What has your experience been like since the video came out?
My experience since that video came out has been a blessing. I’ve received and am still receiving messages and friend requests from people around the world. I’ve gotten quite a few messages from people telling me what the video means to them and the trans people in their lives, which is a blessing. I’ve been fortunate to go to Cannes for the Cannes Lions and speak to a panel of jurors about the video. I’ve been able to go to New York for World Pride and take part in the parade. I’ve been asked to do some speaking engagements. I’ve been asked to do this interview. I’m continually blessed with opportunities to do my ancestors work.
You’ve been clear that trans advocacy is important to you and that you try to use your art to create visibility for trans people and educate on trans issues; do you hope to work on more projects like what you did with Gillette?
I’d love to work on more projects like the video with Gillette. I think that all trans people around the world need to see people who share a similar identity to them take up space in different industries. I’ve been told that my work with Gillette has helped to facilitate that, and that makes me happy. Just like I’ll be happy to work with anybody who is earnest in their desire to assist with making space for trans people.

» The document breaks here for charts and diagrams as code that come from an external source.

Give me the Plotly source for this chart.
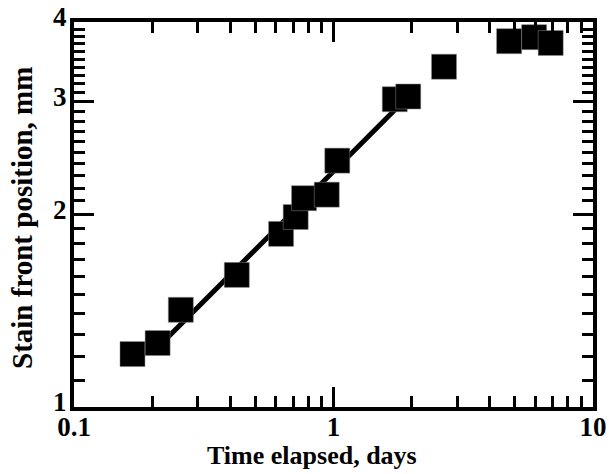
import plotly.graph_objects as go

# Data
time_days = [0.168, 0.210, 0.258, 0.424, 0.628, 0.715, 0.770, 0.942, 1.034,
             1.722, 1.941, 2.666, 4.75, 5.93, 6.87]
front_mm = [1.21, 1.259, 1.419, 1.609, 1.865, 1.982, 2.121, 2.148, 2.428,
            3.029, 3.059, 3.405, 3.733, 3.787, 3.709]

# Power-law fit line (two end points of the drawn fit)
fit_x = [0.205, 1.80]
fit_y = [1.227, 2.967]

x_tickvals = [0.1, 1, 10]
x_ticktext = ["0.1", "1", "10"]
x_minor = [0.2, 0.3, 0.4, 0.5, 0.6, 0.7, 0.8, 0.9, 2, 3, 4, 5, 6, 7, 8, 9]
y_tickvals = [1, 2, 3, 4]
y_ticktext = ["1", "2", "3", "4"]
y_minor = [round(1 + 0.1 * i, 1) for i in range(1, 30) if i not in (10, 20)]

FONT = "Liberation Serif"

fig = go.Figure()
fig.add_trace(go.Scatter(x=fit_x, y=fit_y, mode="lines",
                         line=dict(color="black", width=5), showlegend=False))
fig.add_trace(go.Scatter(x=time_days, y=front_mm, mode="markers",
                         marker=dict(symbol="square", size=25, color="black",
                                     line=dict(width=0.5, color="#888")),
                         showlegend=False))

axis_common = dict(showline=True, linewidth=4, linecolor="black", mirror="ticks",
                   ticks="inside", tickwidth=3, tickcolor="black", ticklen=20,
                   showgrid=False, zeroline=False, automargin=False,
                   tickfont=dict(family=FONT, size=27, color="black", weight="bold"))

fig.update_xaxes(type="log", range=[-1, 1], tickmode="array",
                 tickvals=x_tickvals, ticktext=x_ticktext, ticklabelstandoff=-7,
                 minor=dict(tickmode="array", tickvals=x_minor, ticks="inside",
                            ticklen=11, tickwidth=3, tickcolor="black"),
                 **axis_common)
fig.update_yaxes(type="log", range=[0, 0.60206], tickmode="array",
                 tickvals=y_tickvals, ticktext=y_ticktext, ticklabelstandoff=-2,
                 ticklabelshift=-5,
                 minor=dict(tickmode="array", tickvals=y_minor, ticks="inside",
                            ticklen=11, tickwidth=3, tickcolor="black"),
                 **axis_common)

fig.add_annotation(text="Time elapsed, days", xref="paper", yref="paper",
                   x=(312 - 74) / 519, y=-(455 - 407) / 385, showarrow=False,
                   xanchor="center", yanchor="middle",
                   font=dict(family=FONT, size=26, color="black", weight="bold"))
fig.add_annotation(text="Stain front position, mm", xref="paper", yref="paper",
                   x=-(74 - 22) / 519, y=(407 - 218) / 385, showarrow=False,
                   textangle=-90, xanchor="center", yanchor="middle",
                   font=dict(family=FONT, size=29, color="black", weight="bold"))

fig.update_layout(width=609, height=474, paper_bgcolor="white", plot_bgcolor="white",
                  margin=dict(l=74, r=16, t=22, b=67))

fig.write_html("out.html")
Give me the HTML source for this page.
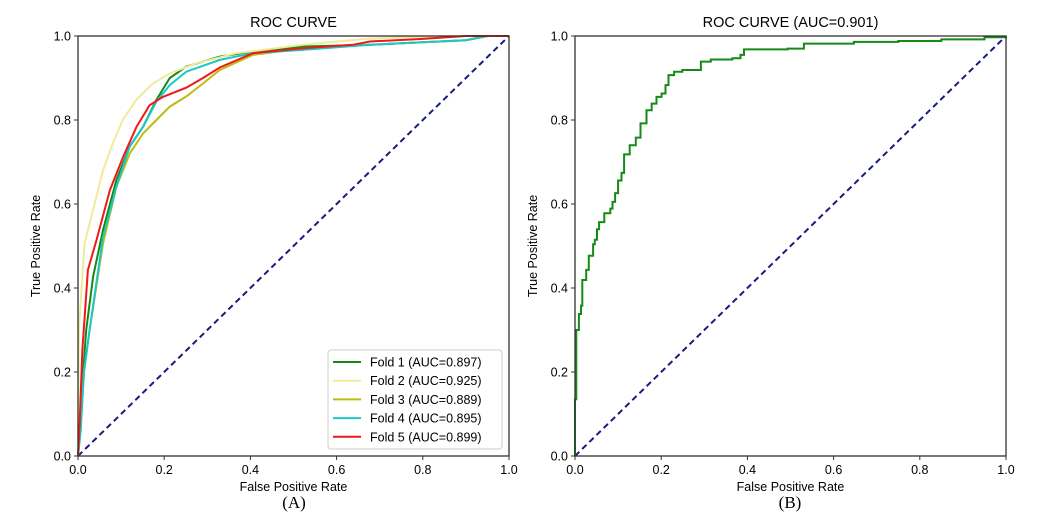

Next up, I am in and out of town a lot. I have a few stage management gigs supporting artists in theatre and dance. During the earlier part of fall I’m speaking at different events around the topics of authenticity, my arts practice, and advocacy work. Then assistant directing a theatre show for young people leading into the beginning of winter. As always, I’ll be following instructions and doing my ancestors work.
Samson Bonkeabantu Brown can be found on and off stage around Toronto. 11:11 completed its limited run in early June to high praise. An earlier version of 11:11 was published as 11:11 A Monodrama in 7D in Black Solo 2: Watah Anthology of Contemporary Canadian Monodrama in 2017.
This interview has been edited for clarity.